▶ **EXERCISE TASK**: Retype the data exactly, from its first line to the line containing "const eaArrow = [[50.4, 95.1], [50.4, 49.3]];", including both, and skip any picture.

▶ **GIVEN MATERIAL**:
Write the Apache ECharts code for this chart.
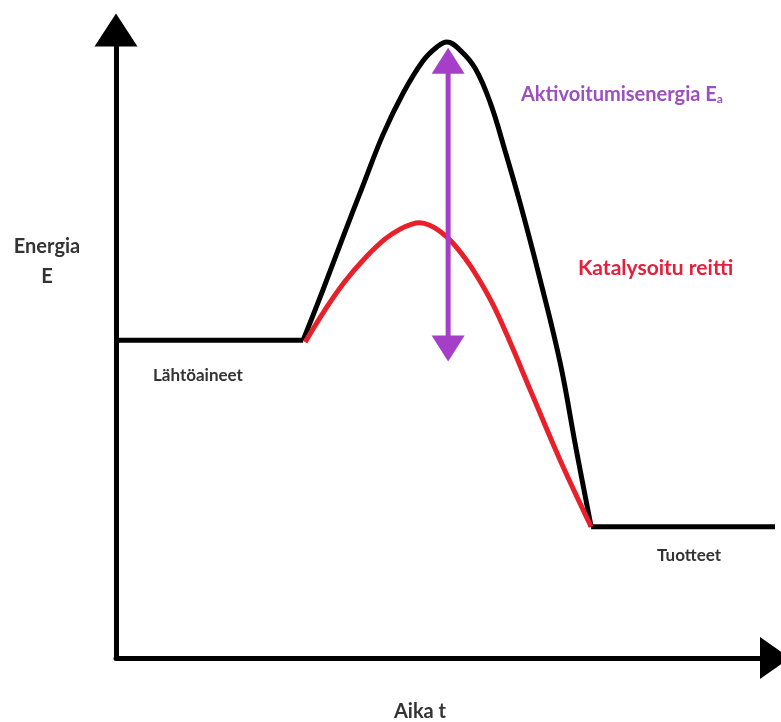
<!DOCTYPE html>
<html>
<head>
<meta charset="utf-8">
<script src="https://cdn.jsdelivr.net/npm/echarts@6/dist/echarts.min.js"></script>
<style>
  html, body { margin: 0; padding: 0; background: #ffffff; }
  #chart { width: 781px; height: 722px; }
</style>
</head>
<body>
<div id="chart"></div>
<script>
// Energy diagram data (arbitrary units: time 0..100, energy 0..100)
const reactantLine = [[0, 50.6], [28.4, 50.6]];
const uncatalysedPath = [
  [28.4, 50.6], [31.4, 58.6], [34.4, 66.9], [37.5, 75.3], [40.5, 83.3],
  [43.6, 90.0], [46.6, 95.1], [48.7, 97.3], [50.2, 98.1], [52.2, 96.8],
  [54.5, 93.9], [56.8, 88.4], [59.0, 80.9], [61.3, 72.5], [64.3, 60.5],
  [67.4, 47.0], [69.8, 33.4], [72.1, 20.9]
];
const catalysedPath = [
  [28.7, 50.3], [31.7, 55.4], [34.7, 59.9], [37.8, 63.7], [40.8, 66.7],
  [43.1, 68.3], [44.9, 69.1], [46.1, 69.3], [47.6, 68.9], [49.2, 67.9],
  [51.0, 66.2], [53.0, 63.6], [54.9, 60.6], [57.1, 56.5], [59.3, 51.5],
  [63.3, 41.6], [67.4, 31.5], [72.1, 20.9]
];
const productLine = [[72.1, 20.9], [100, 20.9]];
const eaArrow = [[50.4, 95.1], [50.4, 49.3]];

const labels = {
  yName: 'Energia\nE',
  xName: 'Aika t',
  reactants: 'Lähtöaineet',
  products: 'Tuotteet',
  catalysed: 'Katalysoitu reitti',
  ea: 'Aktivoitumisenergia E',
  eaSub: 'a'
};

const BLACK = '#000000';
const RED = '#e8202a';
const PURPLE = '#a63fc8';
const FONT = 'Lato, "Open Sans", sans-serif';

const chart = echarts.init(document.getElementById('chart'), null, { renderer: 'canvas' });

const axisCommon = {
  type: 'value',
  min: 0,
  max: 100,
  axisTick: { show: false },
  axisLabel: { show: false },
  splitLine: { show: false }
};

chart.setOption({
  animation: false,
  backgroundColor: '#ffffff',
  grid: { left: 116, right: 6, top: 30, bottom: 64, containLabel: false },
  xAxis: Object.assign({}, axisCommon, {
    axisLine: {
      show: true, onZero: false,
      symbol: ['none', 'triangle'], symbolSize: [42, 30],
      lineStyle: { color: BLACK, width: 5 }
    }
  }),
  yAxis: Object.assign({}, axisCommon, {
    axisLine: {
      show: true, onZero: false,
      symbol: ['none', 'triangle'], symbolSize: [43, 33],
      lineStyle: { color: BLACK, width: 5 }
    }
  }),
  series: [
    { type: 'line', data: reactantLine, symbol: 'none', lineStyle: { color: BLACK, width: 5 }, z: 2 },
    { type: 'line', data: productLine, symbol: 'none', lineStyle: { color: BLACK, width: 5 }, z: 2, clip: false },
    { type: 'line', data: uncatalysedPath, symbol: 'none', smooth: 0.4, lineStyle: { color: BLACK, width: 5 }, z: 2 },
    { type: 'line', data: catalysedPath, symbol: 'none', smooth: 0.4, lineStyle: { color: RED, width: 5 }, z: 3 },
    {
      type: 'line',
      data: [
        { value: eaArrow[0], symbolRotate: 0 },
        { value: eaArrow[1], symbolRotate: 180 }
      ],
      symbol: 'triangle', symbolSize: [33, 26], showAllSymbol: true,
      lineStyle: { color: PURPLE, width: 5 },
      itemStyle: { color: PURPLE },
      z: 4
    }
  ],
  graphic: [
    { type: 'text', style: { text: labels.yName, x: 47, y: 262, align: 'center', verticalAlign: 'middle', lineHeight: 30, font: 'bold 20px ' + FONT, fill: '#333333' } },
    { type: 'text', style: { text: labels.xName, x: 420, y: 712, align: 'center', verticalAlign: 'middle', font: 'bold 20px ' + FONT, fill: '#333333' } },
    { type: 'text', style: { text: labels.reactants, x: 153, y: 376, align: 'left', verticalAlign: 'middle', font: 'bold 17px ' + FONT, fill: '#333333' } },
    { type: 'text', style: { text: labels.products, x: 657, y: 556, align: 'left', verticalAlign: 'middle', font: 'bold 17px ' + FONT, fill: '#333333' } },
    { type: 'text', style: { text: labels.catalysed, x: 578, y: 268, align: 'left', verticalAlign: 'middle', font: 'bold 21px ' + FONT, fill: '#e2203c' } },
    {
      type: 'text',
      style: {
        text: '{m|' + labels.ea + '}{s|' + labels.eaSub + '}',
        x: 521, y: 95, align: 'left', verticalAlign: 'middle',
        rich: {
          m: { font: 'bold 20px ' + FONT, fill: '#9b4fc0', color: '#9b4fc0' },
          s: { font: 'bold 12px ' + FONT, fill: '#9b4fc0', color: '#9b4fc0', verticalAlign: 'bottom', padding: [7, 0, 0, 0] }
        }
      }
    }
  ]
});
</script>
</body>
</html>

▶ **ANSWER BELOW**:
Write the Apache ECharts code for this chart.
<!DOCTYPE html>
<html>
<head>
<meta charset="utf-8">
<script src="https://cdn.jsdelivr.net/npm/echarts@6/dist/echarts.min.js"></script>
<style>
  html, body { margin: 0; padding: 0; background: #ffffff; }
  #chart { width: 781px; height: 722px; }
</style>
</head>
<body>
<div id="chart"></div>
<script>
// Energy diagram data (arbitrary units: time 0..100, energy 0..100)
const reactantLine = [[0, 50.6], [28.4, 50.6]];
const uncatalysedPath = [
  [28.4, 50.6], [31.4, 58.6], [34.4, 66.9], [37.5, 75.3], [40.5, 83.3],
  [43.6, 90.0], [46.6, 95.1], [48.7, 97.3], [50.2, 98.1], [52.2, 96.8],
  [54.5, 93.9], [56.8, 88.4], [59.0, 80.9], [61.3, 72.5], [64.3, 60.5],
  [67.4, 47.0], [69.8, 33.4], [72.1, 20.9]
];
const catalysedPath = [
  [28.7, 50.3], [31.7, 55.4], [34.7, 59.9], [37.8, 63.7], [40.8, 66.7],
  [43.1, 68.3], [44.9, 69.1], [46.1, 69.3], [47.6, 68.9], [49.2, 67.9],
  [51.0, 66.2], [53.0, 63.6], [54.9, 60.6], [57.1, 56.5], [59.3, 51.5],
  [63.3, 41.6], [67.4, 31.5], [72.1, 20.9]
];
const productLine = [[72.1, 20.9], [100, 20.9]];
const eaArrow = [[50.4, 95.1], [50.4, 49.3]];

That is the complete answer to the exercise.